Skip to end of metadata
Go to start of metadata

Our second call will focus on Data Releases for Genetic Data/Bioinformatics. Please add questions that you might have for this topic below. We will try and dig up answers/info related prior to the call (anyone can respond/add information here related to the topic). During the call we hope that users will share their previous experiences with data releases. Optionally, please put your name if you asked the question. 

 

  1. What are acceptable data repositories for sequence data? (Denise Akob)
  2. Are there any data models for capturing and storing molecular data? Has anyone used a Laboratory Information Management System (LIMS) in the management of molecular data?  How are other labs collecting and storing molecular data in a systematic/standardized fashion.  Are there any existing data models in the USGS community for capturing the gamut of molecular data (i.e. extractions, amplifications, PCR, sequencing, analyses, etc.)?  (Neil Baertlein)

10 Comments

  1. Here is the list that I have been pointing people to.  https://www2.usgs.gov/fsp/acceptable_repositories_digital_assets.asp  NCBI is considered a trusted digital repository.

  2. I need the most basic information since I haven't published under the USGS fundamental science practices before.   If we put our metadata in USGS publications Warehouse or one of the other repositories what form should that be in?  My guess is an original OTU table prior to any modifications such as rarifying, removing unassigned sequences, etc?  Or, do I put the OTU table in the format that I'll be working with and notate the modifications that were made.  With very large data sets is there anything I should know before attempting to upload an excel or txt file?  Would we also put our sequences in NCBI GenBank?  

    1. I will try to put together some examples before the next call.

      1. Hi, I hope to join you all tomorrow morning for the call.  I'm at the Alaska Science Center and would say that we have a fairly well-developed framework for microsatellite data, but of course would also like to expand and standardize with other labs for our NGS data.

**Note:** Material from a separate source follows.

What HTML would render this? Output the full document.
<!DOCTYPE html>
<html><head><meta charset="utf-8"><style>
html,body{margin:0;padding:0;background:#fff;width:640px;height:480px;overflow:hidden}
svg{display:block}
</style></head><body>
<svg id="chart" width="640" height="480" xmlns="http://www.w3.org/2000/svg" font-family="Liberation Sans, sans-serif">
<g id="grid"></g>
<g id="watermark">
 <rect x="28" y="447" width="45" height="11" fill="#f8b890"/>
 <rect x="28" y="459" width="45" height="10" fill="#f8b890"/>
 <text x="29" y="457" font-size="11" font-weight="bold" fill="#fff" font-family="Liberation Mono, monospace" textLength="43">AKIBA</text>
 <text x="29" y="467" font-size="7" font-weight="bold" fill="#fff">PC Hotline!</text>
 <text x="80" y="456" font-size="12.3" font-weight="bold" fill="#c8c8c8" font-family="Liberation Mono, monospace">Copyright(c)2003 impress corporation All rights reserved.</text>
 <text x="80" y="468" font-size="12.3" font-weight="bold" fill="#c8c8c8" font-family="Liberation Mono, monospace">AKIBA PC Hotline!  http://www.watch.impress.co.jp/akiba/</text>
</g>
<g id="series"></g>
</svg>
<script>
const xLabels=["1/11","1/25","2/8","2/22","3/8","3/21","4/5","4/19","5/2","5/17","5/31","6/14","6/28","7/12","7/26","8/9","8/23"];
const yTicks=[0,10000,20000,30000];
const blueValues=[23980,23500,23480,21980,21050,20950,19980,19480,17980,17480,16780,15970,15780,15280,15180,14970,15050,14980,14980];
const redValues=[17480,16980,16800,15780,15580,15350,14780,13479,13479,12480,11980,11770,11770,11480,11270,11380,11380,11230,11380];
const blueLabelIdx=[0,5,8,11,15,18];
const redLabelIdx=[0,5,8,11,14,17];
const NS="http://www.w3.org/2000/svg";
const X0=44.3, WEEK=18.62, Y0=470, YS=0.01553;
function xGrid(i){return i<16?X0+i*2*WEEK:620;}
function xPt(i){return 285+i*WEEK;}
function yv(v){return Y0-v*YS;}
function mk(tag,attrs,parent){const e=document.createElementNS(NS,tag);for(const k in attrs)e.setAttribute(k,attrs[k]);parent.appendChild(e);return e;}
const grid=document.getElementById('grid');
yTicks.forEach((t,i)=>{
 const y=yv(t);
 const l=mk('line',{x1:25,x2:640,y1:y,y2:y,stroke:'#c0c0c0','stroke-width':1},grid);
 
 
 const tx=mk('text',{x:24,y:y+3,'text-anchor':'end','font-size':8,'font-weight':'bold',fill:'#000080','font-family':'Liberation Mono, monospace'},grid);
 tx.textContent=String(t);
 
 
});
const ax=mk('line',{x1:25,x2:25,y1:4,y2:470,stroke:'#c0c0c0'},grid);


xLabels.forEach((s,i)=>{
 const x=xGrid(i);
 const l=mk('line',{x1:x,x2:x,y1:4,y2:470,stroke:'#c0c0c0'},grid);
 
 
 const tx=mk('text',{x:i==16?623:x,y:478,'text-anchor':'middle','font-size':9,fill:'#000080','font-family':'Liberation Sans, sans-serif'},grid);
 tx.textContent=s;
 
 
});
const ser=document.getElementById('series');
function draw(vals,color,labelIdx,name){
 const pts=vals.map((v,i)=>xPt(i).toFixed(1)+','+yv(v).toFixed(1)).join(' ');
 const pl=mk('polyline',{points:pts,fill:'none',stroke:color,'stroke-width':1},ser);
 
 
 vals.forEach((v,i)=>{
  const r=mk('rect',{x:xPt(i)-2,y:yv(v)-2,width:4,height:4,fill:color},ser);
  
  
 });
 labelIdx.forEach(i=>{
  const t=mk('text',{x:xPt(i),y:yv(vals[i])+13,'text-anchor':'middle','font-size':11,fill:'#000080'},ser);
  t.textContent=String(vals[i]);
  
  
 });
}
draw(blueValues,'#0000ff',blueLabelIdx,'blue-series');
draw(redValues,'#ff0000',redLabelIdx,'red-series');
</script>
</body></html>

        Could we discuss releasing "original OTU's" vs. "filtered OTU's?"  Our preference is to release only sequences used for analyses in journal publications with references to "filtered/processed/excluded" sequences handled via the metadata Lineage/Process Steps or Logical Consistency/Attribute Accuracy.  We have not seen absolute guidelines regarding sequences not used in current journal publications, which very well might be saved for later analysis/journal publication.  Is there official guidance on reporting requirements of extraneous sequences?

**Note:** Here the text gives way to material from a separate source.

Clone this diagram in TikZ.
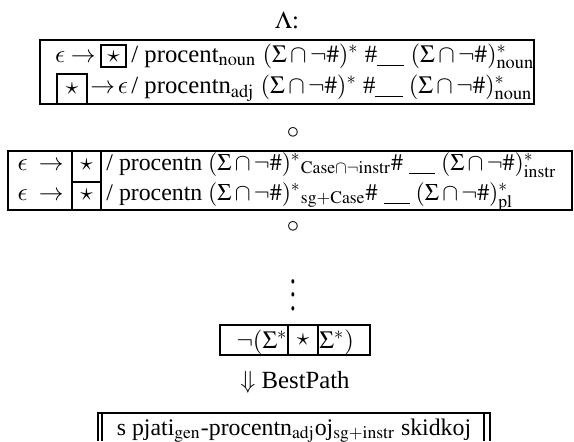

  3. I sent an email to data contacts at all ECO MA centers to find out if they have a LIMS in place or have looked into it.  I will compile all the replies I get for the call we have about data

  4. USGS publication on Data Releases:

    Chase, K.J., Bock, A.R., and Sando, Roy, 2017, Sharing our data—An overview of current (2016) USGS policies and practices for publishing data on ScienceBase and an example interactive mapping application: U.S. Geological Survey Open-File Report 2016–1202, 10 p., https://doi.org/10.3133/ofr20161202. (https://pubs.er.usgs.gov/publication/ofr20161202)

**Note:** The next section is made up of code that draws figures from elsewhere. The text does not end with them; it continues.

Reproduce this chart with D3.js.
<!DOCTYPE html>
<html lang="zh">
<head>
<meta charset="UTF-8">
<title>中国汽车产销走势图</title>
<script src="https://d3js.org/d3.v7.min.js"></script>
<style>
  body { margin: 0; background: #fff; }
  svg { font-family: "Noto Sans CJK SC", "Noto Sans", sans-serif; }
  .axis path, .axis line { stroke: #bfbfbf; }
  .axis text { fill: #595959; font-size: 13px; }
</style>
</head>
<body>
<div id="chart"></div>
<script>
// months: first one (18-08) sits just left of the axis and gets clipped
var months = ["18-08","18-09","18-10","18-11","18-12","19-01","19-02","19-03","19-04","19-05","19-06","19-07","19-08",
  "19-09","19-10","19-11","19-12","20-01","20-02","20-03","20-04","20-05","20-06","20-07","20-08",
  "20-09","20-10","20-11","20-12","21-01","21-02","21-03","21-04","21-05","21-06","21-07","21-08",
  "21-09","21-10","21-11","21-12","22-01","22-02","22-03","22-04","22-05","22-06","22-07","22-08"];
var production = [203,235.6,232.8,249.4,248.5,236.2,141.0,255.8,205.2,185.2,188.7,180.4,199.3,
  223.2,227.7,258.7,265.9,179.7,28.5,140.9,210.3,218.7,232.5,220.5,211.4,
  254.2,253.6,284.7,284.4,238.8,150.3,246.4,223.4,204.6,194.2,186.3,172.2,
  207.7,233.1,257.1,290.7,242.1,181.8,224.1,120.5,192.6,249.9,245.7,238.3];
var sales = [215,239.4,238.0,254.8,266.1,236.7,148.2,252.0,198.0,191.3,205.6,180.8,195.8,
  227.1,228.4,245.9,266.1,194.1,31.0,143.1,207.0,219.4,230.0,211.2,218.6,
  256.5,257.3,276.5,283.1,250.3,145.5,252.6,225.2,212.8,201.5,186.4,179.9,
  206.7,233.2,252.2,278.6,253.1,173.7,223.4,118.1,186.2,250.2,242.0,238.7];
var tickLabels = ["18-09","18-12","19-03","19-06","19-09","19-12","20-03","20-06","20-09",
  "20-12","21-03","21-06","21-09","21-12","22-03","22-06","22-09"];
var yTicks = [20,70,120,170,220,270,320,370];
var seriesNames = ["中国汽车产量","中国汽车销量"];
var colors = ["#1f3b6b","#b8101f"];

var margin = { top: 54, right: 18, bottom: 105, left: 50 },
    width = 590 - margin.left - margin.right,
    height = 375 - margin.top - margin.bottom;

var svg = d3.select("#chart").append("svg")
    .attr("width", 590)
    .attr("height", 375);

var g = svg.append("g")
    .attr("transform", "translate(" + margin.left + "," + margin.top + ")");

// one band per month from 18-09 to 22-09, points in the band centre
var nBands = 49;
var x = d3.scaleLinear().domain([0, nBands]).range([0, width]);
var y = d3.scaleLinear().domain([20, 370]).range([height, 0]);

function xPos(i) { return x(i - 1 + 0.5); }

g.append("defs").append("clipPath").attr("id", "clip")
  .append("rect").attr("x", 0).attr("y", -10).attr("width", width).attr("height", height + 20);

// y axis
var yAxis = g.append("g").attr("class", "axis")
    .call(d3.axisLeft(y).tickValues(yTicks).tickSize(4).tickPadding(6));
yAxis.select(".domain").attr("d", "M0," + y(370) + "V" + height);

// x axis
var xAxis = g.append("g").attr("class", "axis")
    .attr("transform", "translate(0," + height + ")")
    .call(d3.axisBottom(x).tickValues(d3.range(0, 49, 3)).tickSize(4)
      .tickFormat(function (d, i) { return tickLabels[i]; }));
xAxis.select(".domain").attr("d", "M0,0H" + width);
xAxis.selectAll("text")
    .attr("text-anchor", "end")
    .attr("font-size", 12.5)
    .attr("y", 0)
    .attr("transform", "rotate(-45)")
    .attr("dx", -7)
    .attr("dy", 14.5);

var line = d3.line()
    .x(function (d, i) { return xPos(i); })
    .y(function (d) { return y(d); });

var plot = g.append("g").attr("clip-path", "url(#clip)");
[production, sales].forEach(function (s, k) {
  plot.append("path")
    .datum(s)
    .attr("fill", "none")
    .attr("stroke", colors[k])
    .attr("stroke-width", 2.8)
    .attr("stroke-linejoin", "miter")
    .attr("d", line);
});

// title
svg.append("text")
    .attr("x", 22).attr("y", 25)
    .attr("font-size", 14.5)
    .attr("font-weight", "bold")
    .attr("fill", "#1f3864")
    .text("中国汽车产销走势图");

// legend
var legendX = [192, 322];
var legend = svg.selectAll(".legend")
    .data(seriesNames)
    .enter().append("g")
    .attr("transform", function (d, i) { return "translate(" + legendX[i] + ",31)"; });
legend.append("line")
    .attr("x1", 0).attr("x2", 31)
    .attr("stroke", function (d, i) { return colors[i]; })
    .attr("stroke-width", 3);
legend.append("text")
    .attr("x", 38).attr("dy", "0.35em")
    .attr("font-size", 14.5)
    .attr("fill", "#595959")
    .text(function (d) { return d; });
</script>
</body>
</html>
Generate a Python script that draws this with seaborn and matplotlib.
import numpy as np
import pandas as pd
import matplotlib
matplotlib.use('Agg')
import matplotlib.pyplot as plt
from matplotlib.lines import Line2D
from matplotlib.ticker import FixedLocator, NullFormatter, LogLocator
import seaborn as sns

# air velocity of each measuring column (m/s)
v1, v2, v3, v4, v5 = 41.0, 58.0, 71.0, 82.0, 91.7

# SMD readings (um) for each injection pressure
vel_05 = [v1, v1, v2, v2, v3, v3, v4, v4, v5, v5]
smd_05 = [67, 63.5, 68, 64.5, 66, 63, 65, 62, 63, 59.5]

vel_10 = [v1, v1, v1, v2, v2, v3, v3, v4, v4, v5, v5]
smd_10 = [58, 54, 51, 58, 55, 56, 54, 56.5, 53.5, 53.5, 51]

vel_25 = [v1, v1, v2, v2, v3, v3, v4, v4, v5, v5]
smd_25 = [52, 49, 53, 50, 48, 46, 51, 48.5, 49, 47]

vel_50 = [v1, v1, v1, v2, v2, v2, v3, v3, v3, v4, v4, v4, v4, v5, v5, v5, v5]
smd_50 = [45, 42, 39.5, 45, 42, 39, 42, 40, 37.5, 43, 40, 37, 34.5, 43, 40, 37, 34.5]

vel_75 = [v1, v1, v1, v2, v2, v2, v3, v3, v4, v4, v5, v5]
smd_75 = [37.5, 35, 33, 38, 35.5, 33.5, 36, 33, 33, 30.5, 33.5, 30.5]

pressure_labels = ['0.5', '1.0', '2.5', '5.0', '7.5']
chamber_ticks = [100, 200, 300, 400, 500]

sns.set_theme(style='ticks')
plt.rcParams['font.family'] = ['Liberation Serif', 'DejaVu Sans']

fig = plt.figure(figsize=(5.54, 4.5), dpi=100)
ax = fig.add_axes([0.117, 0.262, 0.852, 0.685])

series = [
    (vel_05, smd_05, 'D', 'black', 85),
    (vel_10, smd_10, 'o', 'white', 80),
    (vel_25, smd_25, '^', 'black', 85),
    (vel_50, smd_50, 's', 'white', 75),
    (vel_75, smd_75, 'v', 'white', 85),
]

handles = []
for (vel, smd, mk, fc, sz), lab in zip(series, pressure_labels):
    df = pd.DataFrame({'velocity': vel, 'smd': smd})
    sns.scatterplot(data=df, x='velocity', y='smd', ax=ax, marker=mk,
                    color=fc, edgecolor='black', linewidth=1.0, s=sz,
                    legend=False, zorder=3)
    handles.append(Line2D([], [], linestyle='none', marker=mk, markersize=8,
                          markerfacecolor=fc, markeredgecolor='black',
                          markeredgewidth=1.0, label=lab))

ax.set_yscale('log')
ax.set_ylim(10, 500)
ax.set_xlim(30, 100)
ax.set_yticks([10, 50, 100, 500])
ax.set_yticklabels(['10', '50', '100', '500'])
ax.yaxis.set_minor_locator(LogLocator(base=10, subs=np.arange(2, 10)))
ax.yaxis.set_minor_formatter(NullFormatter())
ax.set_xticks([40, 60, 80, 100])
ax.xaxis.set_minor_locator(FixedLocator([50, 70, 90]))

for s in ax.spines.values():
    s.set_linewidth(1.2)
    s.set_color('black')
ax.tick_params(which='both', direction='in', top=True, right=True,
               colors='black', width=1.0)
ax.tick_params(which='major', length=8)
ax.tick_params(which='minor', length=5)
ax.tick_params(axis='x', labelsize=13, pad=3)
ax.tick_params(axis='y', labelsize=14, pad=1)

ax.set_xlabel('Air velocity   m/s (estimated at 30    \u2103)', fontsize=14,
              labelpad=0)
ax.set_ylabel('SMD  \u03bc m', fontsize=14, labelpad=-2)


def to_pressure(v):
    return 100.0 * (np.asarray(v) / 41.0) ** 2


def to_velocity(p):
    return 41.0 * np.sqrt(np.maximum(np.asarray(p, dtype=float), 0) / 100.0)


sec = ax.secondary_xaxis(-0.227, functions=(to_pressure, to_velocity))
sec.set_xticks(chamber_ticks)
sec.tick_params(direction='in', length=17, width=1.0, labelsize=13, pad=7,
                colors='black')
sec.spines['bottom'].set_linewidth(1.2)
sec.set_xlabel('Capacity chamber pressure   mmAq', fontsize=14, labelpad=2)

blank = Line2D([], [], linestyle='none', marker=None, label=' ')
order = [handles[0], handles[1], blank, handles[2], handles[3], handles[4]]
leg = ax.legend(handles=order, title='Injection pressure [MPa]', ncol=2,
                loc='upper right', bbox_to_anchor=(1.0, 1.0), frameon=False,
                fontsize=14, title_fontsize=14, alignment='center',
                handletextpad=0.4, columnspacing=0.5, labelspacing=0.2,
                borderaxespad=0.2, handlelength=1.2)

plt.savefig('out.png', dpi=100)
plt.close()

    The authors also gave a WebEx on this publication in the Water Sceince Field Team seminar series.  You can view it here: https://collaboration.usgs.gov/wg/wsft/Shared%20Documents/A%20Hero%27s%20Journey%20170222%20Presentation%20only%20(4).mp4

    Currently the ScienceBase file size limit for uploads is 10 GB per file.  
  5. Unknown User (dcoykendall@usgs.gov)

     I've attached a couple of texts that may be relevant.  This may be outside the purview of the bioinformatics group, because it is more how to organize directories so that data is easy to find and analyses are easy to reproduce.  The Yale paper is a broad scope discussion by a group of bioinformaticians about best practices of researchers, funding agencies, journal editors, so that data are robust and results reproducible.  It might be nice to have these as a guideline.

     

     

  6. I had a great conversation with Tim Quinn from OEI about the development or procurement of a LIMS.  He is hoping I can put together some user need stories and some steps folks have already taken looking into LIMS.  If anyone is interested in helping me draft this document please hit me up at jcnelson@usgs.gov

  7. Unknown User (dcoykendall@usgs.gov)

    Here is another paper that is more concise than the Chapter I posted.  Good ideas for organization of projects.

  8. The discussion on 3/21/17 was very helpful but it sounds like there might be need for further discussions related to data releases and archiving in the future. Please continue to post questions!

    Also, we are thinking about inviting Keith Kirk, lead BAO, to a CDI Bioinformatics call to discuss unique data release issues related to genetics/sequence data.